Wie Sie selbst sagen, haben Sie meine Antwort auf das Anliegen von Herrn Hallemann sehr genau gelesen und somit meine Gründe bereits erfahren. Nicht nur die Entstehungsgeschichte und die Entwicklungsgeschichte unserer Verfassung sprechen gegen eine Verfassungsänderung und die Zulassung von Volksentscheiden, sondern, völlig unabhängig von einer Auslegung des Wortlautes des Grundgesetzes auch verfassungspolitische Gründe dagegen:

Im Gegensatz zu Plebisziten, die grundsätzlich nur Ja-/Nein-Alternativen kennen, bietet das Gesetzgebungsverfahren, so wie das Grundgesetz es vorsieht, ein größeres Maß an Verfahrensrationalität, Interessenausgleich und Gelegenheit zum Kompromiss. Die Gesetzgebung, wie wir sie kennen, ist ein lernendes Verfahren. Das wäre bei Volksentscheiden so definitiv nicht möglich.

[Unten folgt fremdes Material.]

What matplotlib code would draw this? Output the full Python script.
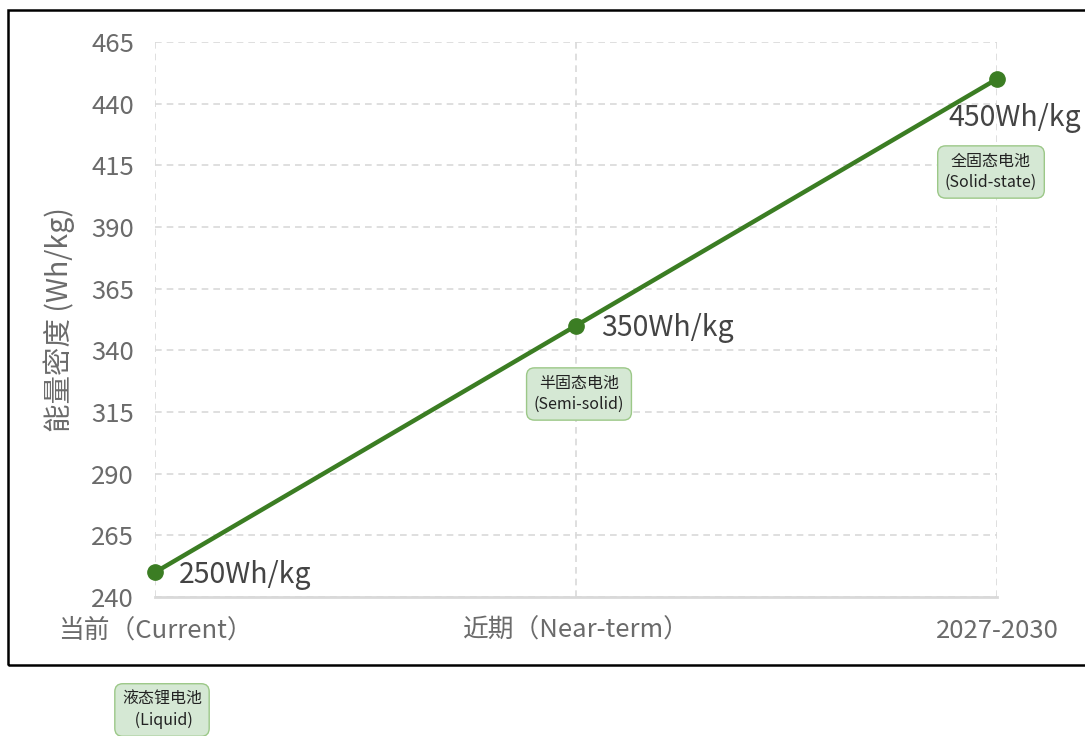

Ich möchte Sie aber auch noch einmal ausdrücklich darauf hinweisen, dass die parlamentarische Demokratie niemanden vom politischen Entscheidungs- und Gesetzgebungsprozess ausschließt. Durch ein Engagement in der Gesellschaft, ob im Rahmen von Bürgerinitiativen, Vereinen oder der kommunalen Selbstverwaltung besteht sehr wohl die Möglichkeit, Einfluss am politischen Leben zu nehmen.

Eine andere Art der Einflussnahme ist die der Petition im Deutschen Bundestag oder auch im jeweiligen Landtag. Artikel 17 des Grundgesetzes (GG) sieht vor, dass jedermann das Recht hat, sich einzeln oder in Gemeinschaft schriftlich mit Bitten oder Beschwerden an die zuständigen Stellen und an die Volksvertretung zu wenden. Der Petitionsausschuss des Deutschen Bundestages behandelt diese schriftlichen Bitten und Beschwerden aufmerksam und kann ggf. Gesetzesänderungen in Gang setzen.

Ich hoffe, ich konnte Ihnen meine Argumente gegen Volksentscheide noch einmal verdeutlichen und zum Ausdruck bringen, dass die Bundesregierung und der gesamte Deutsche Bundestag selbstverständlich über Anregungen und Bitten aus der Bevölkerung erfreut sind und diese mit höchster Aufmerksamkeit bearbeitet und berücksichtigt.